Connecticut coach Jim Calhoun said Friday he has no problem with next season's only possible goal being the Big East regular-season title if the Huskies are banned from the postseason.
"There's no question that it would become a heck of a lot more important to us," Calhoun said. "There's no question that Louisville will be good and Syracuse will still be good."
But he's still holding out some hope, as is his new boss, athletic director Warde Manuel, that the NCAA will adjust its Academic Progress Rate (APR) calculations and use the most recent four-year period, instead of the time frame that started in 2007 and is keeping the Huskies below the required level to participate in the postseason.
"We're still hoping that there is an outside possibility that we can be a part of the whole shooting match," Calhoun said. "We would love to (be in the Big East tournament). But you can have a bad year and miss the (NCAA) tournament. We have had years where we've played only one game in the Big East tournament. This year, we played only one game in the NCAA tournament. The season is the season."

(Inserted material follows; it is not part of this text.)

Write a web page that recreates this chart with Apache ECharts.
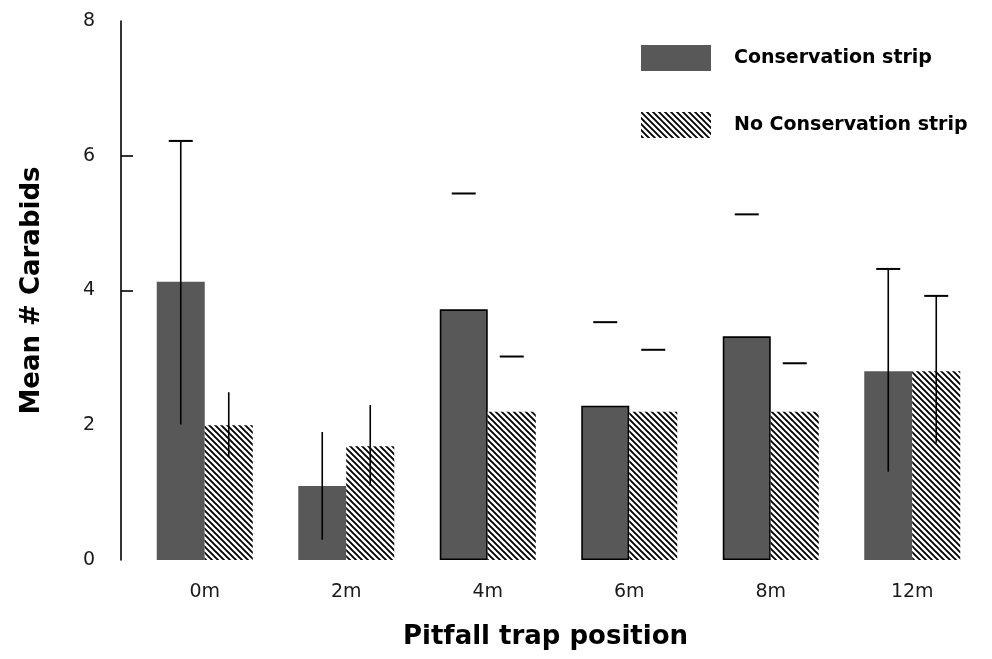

The Big East adopted a rule for all sports last month that states if a team is ineligible for NCAA postseason competition, then it can't compete in the conference postseason, either.
Calhoun said he is meeting with Manuel and UConn president Susan Herbst next week to discuss more approaches going forward.
"We've made mistakes," Calhoun said. "If they use the current data, then we'll be fully set to go for next year."
An NCAA committee is expected to meet on the matter sometime in the early summer to review whether the most recent four-year period would be used to determine the APR. Manuel contests the penalty phase was changed in October to include the postseason ban for the offense.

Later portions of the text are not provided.